No estado, a aula é mais livre, diz a professora. Como nas escolas particulares o uso do material disposto é obrigatório, o profissional fica detido àquela metodologia. No entanto, por mais que tenha menos períodos nas escolas estaduais, como no caso de Fabiana, cabe ao educador montar sua própria aula. No início do ano, a Secretária Estadual de Educação envia as instituições cronogramas citando os conteúdos que devem ser passados ao longo do ano letivo. Entretanto, o profissional tem autonomia para decidir como ministrar essas aulas.

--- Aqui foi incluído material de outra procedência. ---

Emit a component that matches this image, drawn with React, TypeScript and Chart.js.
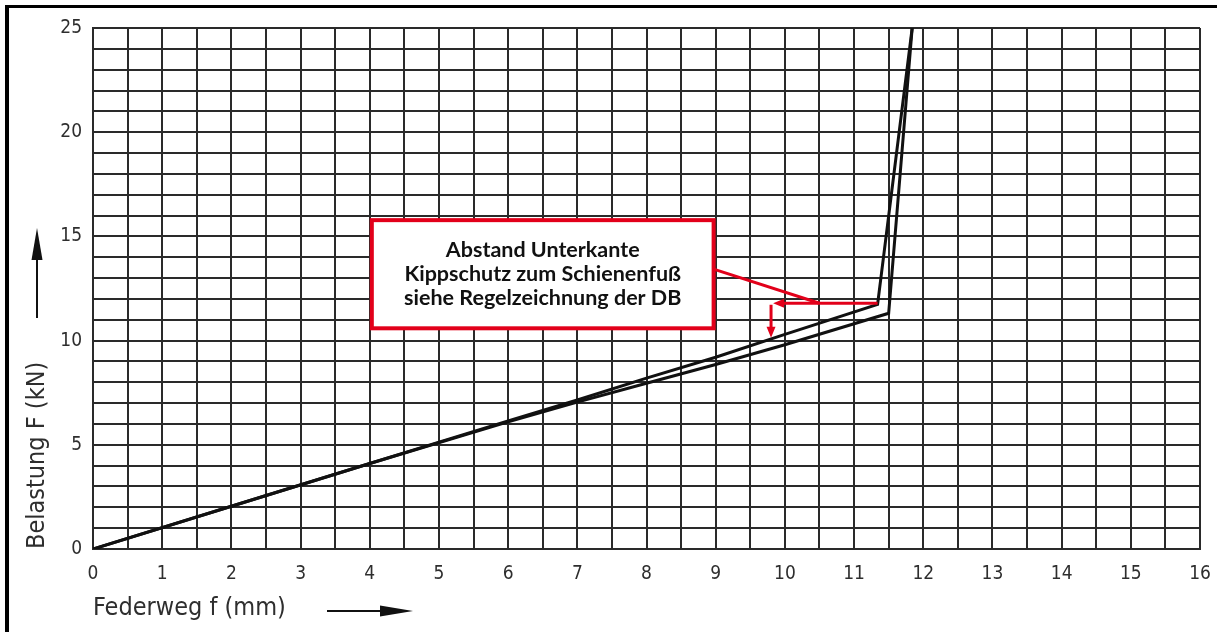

Segundo dados de 2017 da Fundação Lemann, há no país 48,8 milhões de alunos na educação básica, sendo que 39,8 milhões estão matriculados na rede pública. E mesmo com todos os desafios que encontram para lecionar, seja qual for o ambiente, os profissionais ainda assim estão lá, prontos para a realizar seu trabalho.

Apoio ao ensino

Apesar de todos as diferenças no ensino no país, a Fundação Lemann e a Associação Nova Escola são exemplos de organizações sem fins lucrativos que visam um ensino público de qualidade, trabalhando através da internet e também pessoalmente. Não possuem sedes no Rio Grande do Sul, mas a plataforma digital Nova Escola, ligada a Associação Nova Escola, oferece planos de aula e cursos online para gestores e professores para auxiliar no aprimoramento do ensino, mostrando que com todos os problemas da educação do país, há quem esteja disposto a contribuir para um ensino melhor.